## What you should do
All of the data should be repeated exactly; pictures are not part of the copy.

== Stored data

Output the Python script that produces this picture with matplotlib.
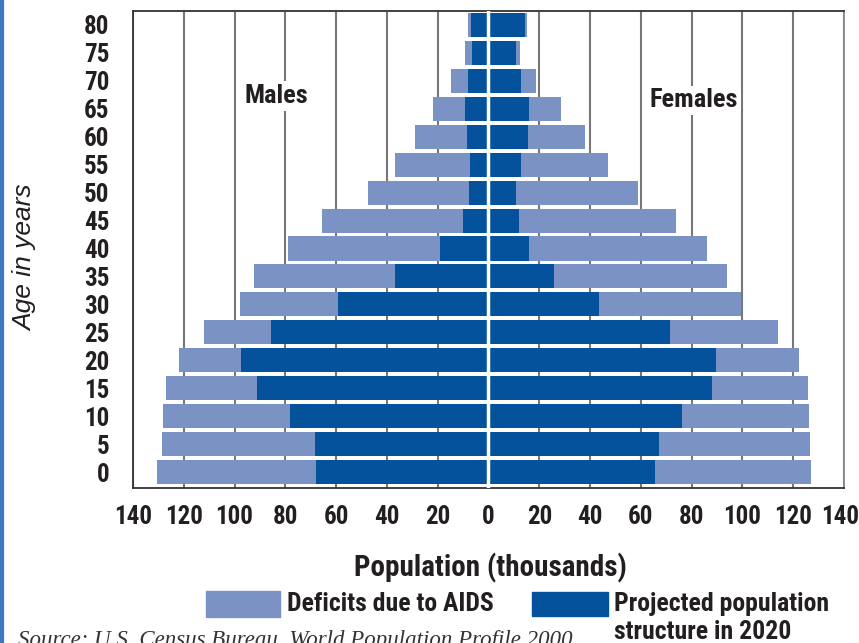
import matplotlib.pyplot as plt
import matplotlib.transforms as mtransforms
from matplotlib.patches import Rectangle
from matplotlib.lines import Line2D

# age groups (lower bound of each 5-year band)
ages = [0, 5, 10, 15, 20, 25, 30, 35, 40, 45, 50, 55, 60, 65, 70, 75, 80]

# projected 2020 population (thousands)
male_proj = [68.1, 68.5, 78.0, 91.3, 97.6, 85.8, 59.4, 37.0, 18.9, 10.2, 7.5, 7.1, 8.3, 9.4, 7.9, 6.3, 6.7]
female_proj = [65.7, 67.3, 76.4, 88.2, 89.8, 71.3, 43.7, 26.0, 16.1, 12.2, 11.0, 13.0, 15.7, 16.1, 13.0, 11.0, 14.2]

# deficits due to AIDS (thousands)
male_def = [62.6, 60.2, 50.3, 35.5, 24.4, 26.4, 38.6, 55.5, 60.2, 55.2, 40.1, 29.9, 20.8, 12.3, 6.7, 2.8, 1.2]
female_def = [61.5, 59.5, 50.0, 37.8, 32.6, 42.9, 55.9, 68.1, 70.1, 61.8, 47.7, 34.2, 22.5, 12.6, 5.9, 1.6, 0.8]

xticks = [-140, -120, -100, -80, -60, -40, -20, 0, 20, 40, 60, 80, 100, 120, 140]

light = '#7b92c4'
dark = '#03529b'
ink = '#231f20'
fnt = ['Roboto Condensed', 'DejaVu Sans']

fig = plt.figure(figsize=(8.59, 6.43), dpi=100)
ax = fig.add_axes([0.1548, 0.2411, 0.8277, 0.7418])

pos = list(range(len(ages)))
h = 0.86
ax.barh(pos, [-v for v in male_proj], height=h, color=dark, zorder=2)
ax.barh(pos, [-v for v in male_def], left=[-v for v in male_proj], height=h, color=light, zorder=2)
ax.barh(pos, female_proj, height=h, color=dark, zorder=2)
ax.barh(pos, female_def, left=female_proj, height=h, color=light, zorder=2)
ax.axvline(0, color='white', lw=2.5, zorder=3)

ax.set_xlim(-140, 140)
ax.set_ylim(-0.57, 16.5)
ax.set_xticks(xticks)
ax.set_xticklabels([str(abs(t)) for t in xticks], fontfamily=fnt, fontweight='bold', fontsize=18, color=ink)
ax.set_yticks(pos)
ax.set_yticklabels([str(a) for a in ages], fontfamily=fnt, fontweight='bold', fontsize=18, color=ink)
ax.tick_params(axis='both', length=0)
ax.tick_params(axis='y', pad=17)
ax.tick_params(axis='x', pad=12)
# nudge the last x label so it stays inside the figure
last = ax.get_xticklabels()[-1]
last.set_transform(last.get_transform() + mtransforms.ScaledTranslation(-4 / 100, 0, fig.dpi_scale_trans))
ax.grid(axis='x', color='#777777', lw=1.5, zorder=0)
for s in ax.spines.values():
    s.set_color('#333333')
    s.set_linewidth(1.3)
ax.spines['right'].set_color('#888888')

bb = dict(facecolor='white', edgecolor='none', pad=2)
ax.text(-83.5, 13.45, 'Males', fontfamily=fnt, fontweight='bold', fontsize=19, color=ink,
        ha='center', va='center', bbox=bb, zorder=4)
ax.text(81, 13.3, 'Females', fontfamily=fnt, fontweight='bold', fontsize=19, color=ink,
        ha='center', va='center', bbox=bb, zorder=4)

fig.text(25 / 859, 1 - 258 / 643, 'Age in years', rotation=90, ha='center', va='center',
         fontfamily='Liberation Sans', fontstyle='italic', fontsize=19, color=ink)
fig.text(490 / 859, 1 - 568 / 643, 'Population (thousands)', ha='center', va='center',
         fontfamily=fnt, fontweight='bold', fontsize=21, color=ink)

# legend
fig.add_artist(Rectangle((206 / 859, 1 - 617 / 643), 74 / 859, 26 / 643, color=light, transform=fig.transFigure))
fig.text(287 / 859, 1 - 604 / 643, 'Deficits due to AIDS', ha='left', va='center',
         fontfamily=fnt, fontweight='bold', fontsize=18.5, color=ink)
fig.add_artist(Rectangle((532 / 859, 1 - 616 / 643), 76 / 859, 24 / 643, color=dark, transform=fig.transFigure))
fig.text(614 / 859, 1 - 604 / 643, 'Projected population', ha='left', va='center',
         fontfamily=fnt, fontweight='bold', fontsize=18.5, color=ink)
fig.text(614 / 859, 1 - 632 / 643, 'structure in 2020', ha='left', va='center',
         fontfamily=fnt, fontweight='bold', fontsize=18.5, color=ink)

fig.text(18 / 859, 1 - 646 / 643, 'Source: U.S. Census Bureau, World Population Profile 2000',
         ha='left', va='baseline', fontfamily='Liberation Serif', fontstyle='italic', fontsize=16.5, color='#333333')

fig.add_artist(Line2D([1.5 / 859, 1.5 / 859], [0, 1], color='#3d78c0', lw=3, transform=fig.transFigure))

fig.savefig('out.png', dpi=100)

====

## Result below
Output the Python script that produces this picture with matplotlib.
import matplotlib.pyplot as plt
import matplotlib.transforms as mtransforms
from matplotlib.patches import Rectangle
from matplotlib.lines import Line2D

# age groups (lower bound of each 5-year band)
ages = [0, 5, 10, 15, 20, 25, 30, 35, 40, 45, 50, 55, 60, 65, 70, 75, 80]

# projected 2020 population (thousands)
male_proj = [68.1, 68.5, 78.0, 91.3, 97.6, 85.8, 59.4, 37.0, 18.9, 10.2, 7.5, 7.1, 8.3, 9.4, 7.9, 6.3, 6.7]
female_proj = [65.7, 67.3, 76.4, 88.2, 89.8, 71.3, 43.7, 26.0, 16.1, 12.2, 11.0, 13.0, 15.7, 16.1, 13.0, 11.0, 14.2]

# deficits due to AIDS (thousands)
male_def = [62.6, 60.2, 50.3, 35.5, 24.4, 26.4, 38.6, 55.5, 60.2, 55.2, 40.1, 29.9, 20.8, 12.3, 6.7, 2.8, 1.2]
female_def = [61.5, 59.5, 50.0, 37.8, 32.6, 42.9, 55.9, 68.1, 70.1, 61.8, 47.7, 34.2, 22.5, 12.6, 5.9, 1.6, 0.8]

xticks = [-140, -120, -100, -80, -60, -40, -20, 0, 20, 40, 60, 80, 100, 120, 140]

light = '#7b92c4'
dark = '#03529b'
ink = '#231f20'
fnt = ['Roboto Condensed', 'DejaVu Sans']

fig = plt.figure(figsize=(8.59, 6.43), dpi=100)
ax = fig.add_axes([0.1548, 0.2411, 0.8277, 0.7418])

pos = list(range(len(ages)))
h = 0.86
ax.barh(pos, [-v for v in male_proj], height=h, color=dark, zorder=2)
ax.barh(pos, [-v for v in male_def], left=[-v for v in male_proj], height=h, color=light, zorder=2)
ax.barh(pos, female_proj, height=h, color=dark, zorder=2)
ax.barh(pos, female_def, left=female_proj, height=h, color=light, zorder=2)
ax.axvline(0, color='white', lw=2.5, zorder=3)

ax.set_xlim(-140, 140)
ax.set_ylim(-0.57, 16.5)
ax.set_xticks(xticks)
ax.set_xticklabels([str(abs(t)) for t in xticks], fontfamily=fnt, fontweight='bold', fontsize=18, color=ink)
ax.set_yticks(pos)
ax.set_yticklabels([str(a) for a in ages], fontfamily=fnt, fontweight='bold', fontsize=18, color=ink)
ax.tick_params(axis='both', length=0)
ax.tick_params(axis='y', pad=17)
ax.tick_params(axis='x', pad=12)
# nudge the last x label so it stays inside the figure
last = ax.get_xticklabels()[-1]
last.set_transform(last.get_transform() + mtransforms.ScaledTranslation(-4 / 100, 0, fig.dpi_scale_trans))
ax.grid(axis='x', color='#777777', lw=1.5, zorder=0)
for s in ax.spines.values():
    s.set_color('#333333')
    s.set_linewidth(1.3)
ax.spines['right'].set_color('#888888')

bb = dict(facecolor='white', edgecolor='none', pad=2)
ax.text(-83.5, 13.45, 'Males', fontfamily=fnt, fontweight='bold', fontsize=19, color=ink,
        ha='center', va='center', bbox=bb, zorder=4)
ax.text(81, 13.3, 'Females', fontfamily=fnt, fontweight='bold', fontsize=19, color=ink,
        ha='center', va='center', bbox=bb, zorder=4)

fig.text(25 / 859, 1 - 258 / 643, 'Age in years', rotation=90, ha='center', va='center',
         fontfamily='Liberation Sans', fontstyle='italic', fontsize=19, color=ink)
fig.text(490 / 859, 1 - 568 / 643, 'Population (thousands)', ha='center', va='center',
         fontfamily=fnt, fontweight='bold', fontsize=21, color=ink)

# legend
fig.add_artist(Rectangle((206 / 859, 1 - 617 / 643), 74 / 859, 26 / 643, color=light, transform=fig.transFigure))
fig.text(287 / 859, 1 - 604 / 643, 'Deficits due to AIDS', ha='left', va='center',
         fontfamily=fnt, fontweight='bold', fontsize=18.5, color=ink)
fig.add_artist(Rectangle((532 / 859, 1 - 616 / 643), 76 / 859, 24 / 643, color=dark, transform=fig.transFigure))
fig.text(614 / 859, 1 - 604 / 643, 'Projected population', ha='left', va='center',
         fontfamily=fnt, fontweight='bold', fontsize=18.5, color=ink)
fig.text(614 / 859, 1 - 632 / 643, 'structure in 2020', ha='left', va='center',
         fontfamily=fnt, fontweight='bold', fontsize=18.5, color=ink)

fig.text(18 / 859, 1 - 646 / 643, 'Source: U.S. Census Bureau, World Population Profile 2000',
         ha='left', va='baseline', fontfamily='Liberation Serif', fontstyle='italic', fontsize=16.5, color='#333333')

fig.add_artist(Line2D([1.5 / 859, 1.5 / 859], [0, 1], color='#3d78c0', lw=3, transform=fig.transFigure))

fig.savefig('out.png', dpi=100)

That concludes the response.